The head of Tulsa's local police lodge applauded a series of changes initiated by interim Police Chief Chuck Jordan in the wake of the indictment and arrest of four current and one former Tulsa Police Department officers last week, but he said he hopes the public will keep an open mind about the guilt of the accused men.
Phil Evans, president of the Fraternal Order of Police Lodge 93, said he was pleased at the steps Jordan had taken to crack down on officers guilty of lying in reports or in other legal documents. The chief said such officers could be subject to presumptive disciplinary action of termination, consistent with just cause principles.
Evans said he regarded that new policy largely as a return to the way things used to be at the department.
"When I came on board, if you lied, they fired you," he said, though he claimed that a variety of court decisions and liberal judges had led the department to back away from that policy throughout the years, leading to suspensions instead of firings for those guilty of lying.
"We need to be truthful," Evans said. "People need to know we're honest if we're the ones carrying out the law. This is a huge move in getting us back there. People trust us to be honest and do the right thing."
At the same time, Evans said he wished to remind citizens that the five officers or former officers who were indicted or arrested have not been convicted of anything.
"First off, we need to remember the accused are innocent until proven guilty," he said. "I know all these guys, and I find it impossible to believe they would do any of the things they're accused of. Hopefully, when they get their day in court, they'll be vindicated."
The charges against officers Bill Yelton, Nick DeBruin, Bruce Bonham and Jeff Henderson, and former officer Harold Wells stem from a long-term investigation conducted by the U.S. Attorney's Office and the FBI. The charges against the men, which total dozens of counts in some cases, range from distributing drugs and conspiracy to steal money to perjury and witness tampering.
The four officers have been suspended without pay.
District 2 City Councilor Rick Westcott, a former Tulsa police officer, echoed Evans' reminder to citizens that the accused men have not been convicted of anything and are entitled to a fair trial.
"With that in mind, I am surprised, knowing a couple of the officers," he said. "In fact, I went through the academy with Harold Wells (in the fall of 1975), and while we have not been close the last couple of years, I am very surprised. I never would have guessed he would have been involved in anything like it appears that he is."
The department issued a statement in the wake of the unsealing of the indictments against the men, claiming the actions they are accused of is not indicative of those who make up the department or the profession in general.
"This behavior is an anomaly and an isolated incident; nonetheless, the actions of a few have cast doubt on the hard-working honest men and women of the Tulsa Police Department," the statement reads. "The rank and file is outraged by this type of behavior and will not stand or tolerate it in any form."

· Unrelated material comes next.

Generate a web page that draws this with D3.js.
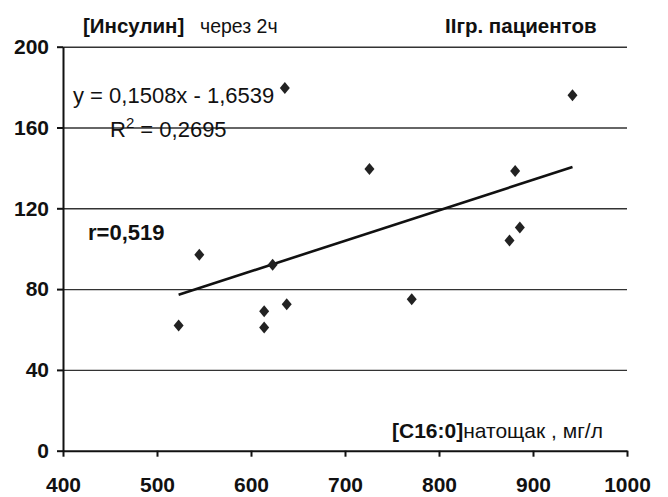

Mayor Dewey Barlett Jr. joined Jordan and Evans at a press conference last week announcing the department's new policy regarding officers found guilty of lying. He said he was pleased the three of them were in agreement on the need for the change.
"The city of Tulsa and its citizens have invested large amounts of money in training officers and also a lot of trust," he said. "We trust them to take care of us, and 99 percent of them do. But allegedly, some of them have not and have allegedly been corrupted. That's very discouraging when we hear something like that, and we have to act quickly and very aggressively to punish the offenders."
Evans said the news of the indictments was jarring, even though officers had been hearing rumors that something was afoot.
"We're pretty sad," he said. "We're devastated to think something like this could happen. This is as shocking to everyone else as it is to me; although I hope they did not do it."
Evans said he would do everything he could to reinforce the notion that Tulsa police officers are trustworthy, and he said his fellow officers recognize the importance of avoiding even the impression of impropriety. If the indictments have caused the public to take a negative view of officers, he said, he hasn't been hearing it from citizens.
"No, I have not, and I've been ready for it," he said. "I've been expecting it."
Bartlett was more worried about what the impact the scandal has had on public perceptions of the department.
"It certainly didn't help it any," he said.
Westcott said he believes the department's leadership will play a huge role in keeping that from happening.
"I believe we have the right man in the chief's office," he said. "I've known Chief Jordan for 30 years or more, and I believe Chuck is the right person to address these issues. I hope the public will see these as a small number of officers in the grand scheme of things and see that the majority of officers are dedicated public servants."